WHAT YOU ARE ASKED TO DO >>
Extract only the first line of the listing and every line after it up to and including the one with "import pandas as pd". Omit the pictures.

MATERIAL >>
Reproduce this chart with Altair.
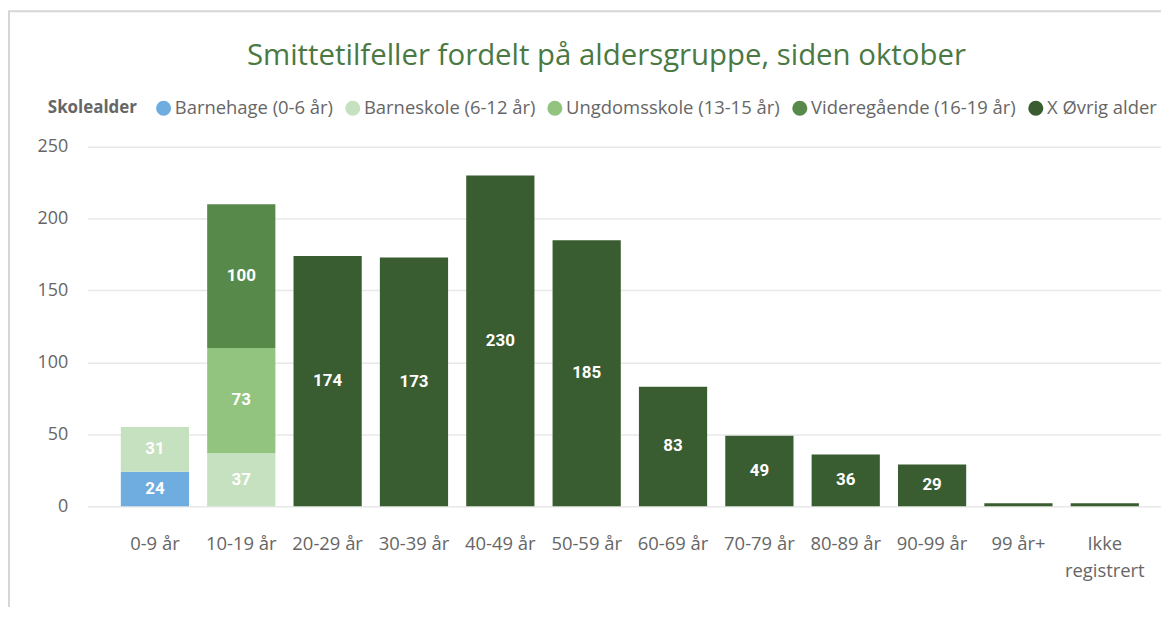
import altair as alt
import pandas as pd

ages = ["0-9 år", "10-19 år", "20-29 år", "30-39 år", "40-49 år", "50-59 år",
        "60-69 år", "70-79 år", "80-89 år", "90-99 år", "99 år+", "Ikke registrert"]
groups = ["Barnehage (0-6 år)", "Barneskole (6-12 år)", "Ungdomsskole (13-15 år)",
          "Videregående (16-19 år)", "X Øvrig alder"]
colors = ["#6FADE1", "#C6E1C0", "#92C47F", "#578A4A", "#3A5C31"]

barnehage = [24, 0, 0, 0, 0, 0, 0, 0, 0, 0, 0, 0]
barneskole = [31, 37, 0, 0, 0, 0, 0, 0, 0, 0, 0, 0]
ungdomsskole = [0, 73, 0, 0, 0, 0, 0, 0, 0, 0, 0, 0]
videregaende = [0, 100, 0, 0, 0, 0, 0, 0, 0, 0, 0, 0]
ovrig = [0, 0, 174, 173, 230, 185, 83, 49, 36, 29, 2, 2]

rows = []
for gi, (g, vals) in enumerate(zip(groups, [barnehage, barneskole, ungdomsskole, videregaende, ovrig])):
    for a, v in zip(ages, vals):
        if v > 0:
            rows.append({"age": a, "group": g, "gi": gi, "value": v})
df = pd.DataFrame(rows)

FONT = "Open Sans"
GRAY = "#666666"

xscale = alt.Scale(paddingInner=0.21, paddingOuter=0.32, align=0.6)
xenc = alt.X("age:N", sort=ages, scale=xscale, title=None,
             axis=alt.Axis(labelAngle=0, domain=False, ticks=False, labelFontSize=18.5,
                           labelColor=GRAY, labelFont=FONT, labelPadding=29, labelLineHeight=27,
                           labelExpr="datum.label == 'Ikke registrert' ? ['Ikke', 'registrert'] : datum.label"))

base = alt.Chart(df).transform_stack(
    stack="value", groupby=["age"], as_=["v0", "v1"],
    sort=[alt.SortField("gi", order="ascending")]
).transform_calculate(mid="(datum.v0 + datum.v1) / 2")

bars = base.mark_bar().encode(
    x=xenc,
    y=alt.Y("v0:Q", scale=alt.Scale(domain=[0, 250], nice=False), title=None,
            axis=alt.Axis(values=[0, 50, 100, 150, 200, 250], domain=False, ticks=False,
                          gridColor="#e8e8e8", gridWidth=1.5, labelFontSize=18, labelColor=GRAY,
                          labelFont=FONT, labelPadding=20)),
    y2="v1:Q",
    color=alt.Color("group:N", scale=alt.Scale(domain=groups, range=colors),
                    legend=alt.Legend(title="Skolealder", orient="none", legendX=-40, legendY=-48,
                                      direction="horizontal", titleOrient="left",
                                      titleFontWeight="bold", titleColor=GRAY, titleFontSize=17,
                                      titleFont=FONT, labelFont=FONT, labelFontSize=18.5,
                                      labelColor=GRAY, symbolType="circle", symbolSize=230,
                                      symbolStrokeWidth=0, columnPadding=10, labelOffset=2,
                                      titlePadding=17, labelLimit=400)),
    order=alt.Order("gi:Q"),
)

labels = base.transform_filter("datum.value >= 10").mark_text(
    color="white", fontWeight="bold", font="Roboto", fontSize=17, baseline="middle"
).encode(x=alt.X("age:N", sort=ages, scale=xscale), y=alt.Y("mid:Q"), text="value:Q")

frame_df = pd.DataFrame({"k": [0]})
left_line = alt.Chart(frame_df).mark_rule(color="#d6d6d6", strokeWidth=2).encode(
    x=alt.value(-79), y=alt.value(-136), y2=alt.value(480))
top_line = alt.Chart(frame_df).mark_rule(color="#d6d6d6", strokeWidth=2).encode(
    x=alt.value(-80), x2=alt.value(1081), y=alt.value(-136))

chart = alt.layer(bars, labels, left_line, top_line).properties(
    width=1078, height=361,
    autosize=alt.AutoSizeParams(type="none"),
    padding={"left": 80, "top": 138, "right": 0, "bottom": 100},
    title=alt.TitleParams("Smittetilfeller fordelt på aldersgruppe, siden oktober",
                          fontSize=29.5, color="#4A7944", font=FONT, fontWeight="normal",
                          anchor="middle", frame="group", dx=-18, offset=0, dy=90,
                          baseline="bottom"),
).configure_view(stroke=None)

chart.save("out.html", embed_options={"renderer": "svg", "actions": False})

SOLUTION >>
Reproduce this chart with Altair.
import altair as alt
import pandas as pd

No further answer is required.